Staff Reporter
Trump Infrastructure Plan Better Offer Sustainable Revenue, State DOTs Warn
WASHINGTON — Solvency and sustainability are the chief qualities state department of transportation leaders are looking for in President Donald Trump’s long-awaited infrastructure package.
Jennifer Cohan, secretary of the Delaware Department of Transportation, said the plan, rumored for release later this month, needs to outline definite revenue mechanisms that states can rely on. She also said the federal Transportation Investment Generating Economic Recovery program, or TIGER, which bolsters state-level projects, should remain in place.
“The biggest thing is make up your frickin’ mind. We need sustainability,” Cohan said during a panel featuring state DOT leaders at the Transportation Research Board’s annual meeting here Jan. 9. “Stability is very, very much needed. We need to know what it’s going to be and what it’s going to look like.”
Tennessee's John Schroer. (Eleanor Lamb/Transport Topics)
Trump has yet to unveil his infrastructure plan. While the minutiae of the $1 trillion, 10-year infrastructure plan remain murky, the White House has explained that $200 billion would come from existing federal accounts, while the remaining $800 billion will come from private-sector investments.
Tennessee Department of Transportation Commissioner John Schroer flatly stated that many states, including Tennessee, will not be able to generate $800 billion. He also expressed concern that the money Tennessee has raised since increasing its fuel tax in 2017 will not receive consideration or credit in the new infrastructure plan.
“I’ll be the first one on this panel to cry B.S. to that,” said Schroer, who also serves as the president of American Association of State Highway and Transportation Officials. “There are many areas, such as the state of Tennessee, [where] that can’t happen. We’re scared that the money we’ve already increased our funding with won’t get any credit with new infrastructure package. We’re really nervous in our state that that’s going to happen.”
If you’ve been around long enough, you’ve already heard this rhetoric that states need to participate more in the transportation system. States did step up.
Mike Patterson, Oklahoma Department of Transportation
Mike Patterson, executive director of the Oklahoma Department of Transportation, also expressed hope that the new infrastructure package will acknowledge the steps states have taken to raise money for transportation.

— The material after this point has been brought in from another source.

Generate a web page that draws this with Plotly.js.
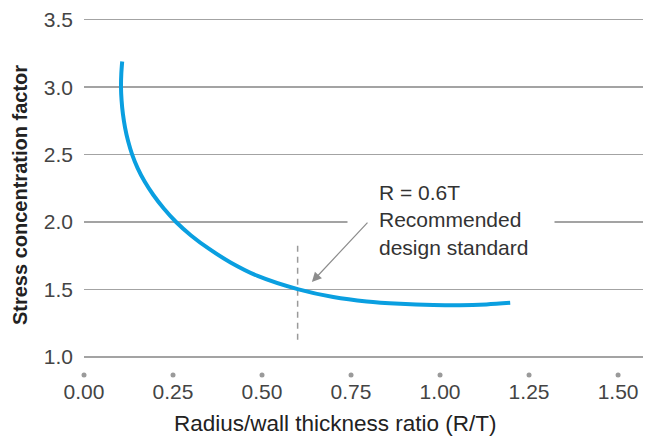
<!DOCTYPE html>
<html><head><meta charset="utf-8">
<script src="https://cdn.plot.ly/plotly-3.0.1.min.js"></script>
<style>html,body{margin:0;padding:0;background:#fff}#chart{width:660px;height:437px}</style>
</head><body><div id="chart"></div>
<script>
// Curve: radius/wall thickness ratio vs stress concentration factor
const ratio = [0.1073, 0.1048, 0.1039, 0.1056, 0.1093, 0.1153, 0.1238, 0.1353, 0.1506, 0.1703, 0.1948, 0.2241, 0.2586, 0.3006, 0.3516, 0.4116, 0.4876, 0.6026, 0.700, 0.794, 0.888, 0.981, 1.056, 1.130, 1.197];
const stressFactor = [3.19, 3.10, 3.00, 2.90, 2.80, 2.70, 2.60, 2.50, 2.40, 2.30, 2.20, 2.10, 2.00, 1.90, 1.80, 1.70, 1.60, 1.50, 1.443, 1.410, 1.393, 1.384, 1.382, 1.388, 1.400];

const xTickVals = [0, 0.25, 0.5, 0.75, 1.0, 1.25, 1.5];
const xTickText = ["0.00", "0.25", "0.50", "0.75", "1.00", "1.25", "1.50"];
const yTickVals = [1.0, 1.5, 2.0, 2.5, 3.0, 3.5];
const yTickText = ["1.0", "1.5", "2.0", "2.5", "3.0", "3.5"];

const recommendedRatio = [0.6, 0.6];
const recommendedSpan = [1.126, 1.853];
const arrowTip = {x: 0.64, y: 1.554};
const noteText = "R = 0.6T<br>Recommended<br>design standard";
const xTitle = "Radius/wall thickness ratio (R/T)";
const yTitle = "Stress concentration factor";

const FONT = '"Liberation Sans", Arial, Helvetica, sans-serif';

const traces = [
  {
    x: recommendedRatio, y: recommendedSpan, mode: 'lines', type: 'scatter',
    line: {color: '#9a9a9a', width: 1.5, dash: '6px,5px'}, hoverinfo: 'skip'
  },
  {
    x: ratio, y: stressFactor, mode: 'lines', type: 'scatter',
    line: {color: '#0a9fe0', width: 4, shape: 'spline', smoothing: 1}
  },
  {
    x: xTickVals, y: xTickVals.map(() => 0.865), mode: 'markers', type: 'scatter',
    marker: {color: '#9a9a9a', size: 5}, cliponaxis: false, hoverinfo: 'skip'
  }
];

const layout = {
  width: 660, height: 437,
  margin: {l: 84, r: 17, t: 13, b: 60},
  paper_bgcolor: '#ffffff', plot_bgcolor: '#ffffff',
  showlegend: false,
  font: {family: FONT, color: '#444', size: 21},
  xaxis: {
    range: [0, 1.57], showgrid: false, zeroline: false, showline: false,
    tickvals: xTickVals, ticktext: xTickText, ticks: '',
    tickfont: {family: FONT, size: 21, color: '#444'},
    ticklabelstandoff: 0
  },
  yaxis: {
    range: [0.85, 3.55], showgrid: true, gridcolor: '#a3a3a3', gridwidth: 1.5,
    zeroline: false, showline: false,
    tickvals: yTickVals, ticktext: yTickText, ticks: '',
    tickfont: {family: FONT, size: 21, color: '#444'},
    ticklabelstandoff: 10,
    title: {text: yTitle, font: {family: FONT, size: 20, color: '#222', weight: 'bold'}, standoff: 10}
  },
  annotations: [
    {
      xref: 'x', yref: 'y', x: 0.739, y: 2.0, xanchor: 'left', yanchor: 'middle',
      text: '', showarrow: false, width: 206, height: 6, bgcolor: '#ffffff', borderpad: 0
    },
    {
      xref: 'x', yref: 'y', x: 0.826, y: 2.012, xanchor: 'left', yanchor: 'middle', align: 'left',
      text: noteText, showarrow: false, font: {family: FONT, size: 21, color: '#333'}, borderpad: 0
    },
    {
      xref: 'x', yref: 'y', x: arrowTip.x, y: arrowTip.y, text: '', showarrow: true,
      ax: 57, ay: -61, arrowhead: 2, arrowsize: 1.6, arrowwidth: 1.2, arrowcolor: '#8c8c8c', standoff: 0
    },
    {
      xref: 'paper', yref: 'paper', x: 0.4508, y: -0.1286, xanchor: 'center', yanchor: 'middle',
      text: xTitle, showarrow: false, font: {family: FONT, size: 22.5, color: '#222'}
    }
  ]
};

Plotly.newPlot('chart', traces, layout, {staticPlot: true, displayModeBar: false});
</script>
</body></html>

He said Oklahoma transportation projects are supported by about a 50/50 split of federal and state funds.
“If you’ve been around long enough, you’ve already heard this rhetoric that states need to participate more in the transportation system. States did step up,” Patterson said. “The states have stepped up, and I’m hoping that the new program doesn’t come out and say ‘You guys need to step up’ and not know that we already did.”
One of the chief concerns for state DOT executives is replenishing and sustaining the Highway Trust Fund. The trust fund account backs states with funding assistance through revenue collected from federal gas and diesel taxes. Improvements in fuel consumption and shifting driving habits contribute to the account’s steady decline, prompting several general fund transfers in recent years to maintain its solvency.

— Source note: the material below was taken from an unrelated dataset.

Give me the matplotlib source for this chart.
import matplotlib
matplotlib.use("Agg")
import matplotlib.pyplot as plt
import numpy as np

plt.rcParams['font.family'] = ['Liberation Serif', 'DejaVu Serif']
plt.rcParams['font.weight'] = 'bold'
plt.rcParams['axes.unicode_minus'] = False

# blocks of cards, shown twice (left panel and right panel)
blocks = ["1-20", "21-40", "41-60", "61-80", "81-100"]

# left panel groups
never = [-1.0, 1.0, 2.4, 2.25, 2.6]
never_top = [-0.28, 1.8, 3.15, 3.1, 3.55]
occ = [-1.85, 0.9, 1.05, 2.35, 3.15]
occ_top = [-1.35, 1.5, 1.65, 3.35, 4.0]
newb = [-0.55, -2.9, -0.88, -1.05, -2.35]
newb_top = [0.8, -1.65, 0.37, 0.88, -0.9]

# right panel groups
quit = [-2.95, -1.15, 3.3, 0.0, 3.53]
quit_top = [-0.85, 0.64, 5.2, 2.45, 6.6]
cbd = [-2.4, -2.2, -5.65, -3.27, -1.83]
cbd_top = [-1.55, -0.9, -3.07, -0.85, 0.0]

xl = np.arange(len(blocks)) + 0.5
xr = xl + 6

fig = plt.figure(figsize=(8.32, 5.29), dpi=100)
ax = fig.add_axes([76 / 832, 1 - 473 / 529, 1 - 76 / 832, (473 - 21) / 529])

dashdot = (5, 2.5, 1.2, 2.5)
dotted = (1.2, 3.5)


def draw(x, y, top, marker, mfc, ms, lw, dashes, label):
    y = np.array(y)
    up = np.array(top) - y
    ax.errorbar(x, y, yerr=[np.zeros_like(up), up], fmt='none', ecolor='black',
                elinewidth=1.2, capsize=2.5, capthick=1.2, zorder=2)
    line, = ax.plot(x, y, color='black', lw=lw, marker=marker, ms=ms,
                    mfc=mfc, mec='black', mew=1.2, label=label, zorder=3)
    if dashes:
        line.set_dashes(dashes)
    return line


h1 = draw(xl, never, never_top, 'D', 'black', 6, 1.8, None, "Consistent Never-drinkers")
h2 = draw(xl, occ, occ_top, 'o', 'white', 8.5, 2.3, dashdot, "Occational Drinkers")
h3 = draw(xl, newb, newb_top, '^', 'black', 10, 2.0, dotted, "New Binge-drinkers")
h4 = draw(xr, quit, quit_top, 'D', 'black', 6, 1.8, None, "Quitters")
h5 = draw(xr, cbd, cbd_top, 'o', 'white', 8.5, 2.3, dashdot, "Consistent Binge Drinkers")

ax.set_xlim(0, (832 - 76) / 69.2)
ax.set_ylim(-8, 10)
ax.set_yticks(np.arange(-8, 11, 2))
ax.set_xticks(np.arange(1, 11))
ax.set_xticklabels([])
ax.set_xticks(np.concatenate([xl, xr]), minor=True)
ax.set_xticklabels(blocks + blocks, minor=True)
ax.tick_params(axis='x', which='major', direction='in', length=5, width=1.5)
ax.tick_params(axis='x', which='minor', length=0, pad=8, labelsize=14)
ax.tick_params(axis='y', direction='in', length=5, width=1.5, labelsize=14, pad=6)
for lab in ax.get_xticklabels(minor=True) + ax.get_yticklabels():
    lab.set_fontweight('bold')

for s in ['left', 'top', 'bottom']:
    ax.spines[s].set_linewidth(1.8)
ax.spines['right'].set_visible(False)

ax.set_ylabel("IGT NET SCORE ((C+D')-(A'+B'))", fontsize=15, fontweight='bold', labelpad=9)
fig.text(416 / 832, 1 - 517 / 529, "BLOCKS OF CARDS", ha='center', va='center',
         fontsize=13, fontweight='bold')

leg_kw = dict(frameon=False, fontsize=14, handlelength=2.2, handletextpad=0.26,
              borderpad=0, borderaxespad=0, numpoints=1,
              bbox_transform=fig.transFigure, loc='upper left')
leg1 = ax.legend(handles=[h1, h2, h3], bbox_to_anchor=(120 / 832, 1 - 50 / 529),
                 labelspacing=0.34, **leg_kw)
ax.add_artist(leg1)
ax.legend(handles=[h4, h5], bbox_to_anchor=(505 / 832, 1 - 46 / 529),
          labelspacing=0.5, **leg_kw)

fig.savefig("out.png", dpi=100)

In its November “Framework for Infrastructure Funding,” the American Transportation Research Institute recommended a federal gas tax to support a large-scale infrastructure program. A White House official last month said Trump had not ruled out calling for an increase in federal fuel taxes, a move strongly supported by nearly every infrastructure stakeholder. Since 1993, the federal tax has been 18.4 cents per gallon for gas and 24.4 cents per gallon on diesel.
Schroer said that a fuel tax is a realistic solution because it is efficient and easy to collect. However, he said that longer-range possibilities, such as a vehicle miles traveled fee, could also serve as potential fixes.
“We have to solidify a trust fund. Personally, I’d like to see a gas tax increase that will do that. It, for the time being, will still be the best way to pay for transportation,” Schroer said. “Having said that, I do think we have to look at some longer-term options. I’d love to see long-term sustainable funding. We need to know the money’s going to be there.”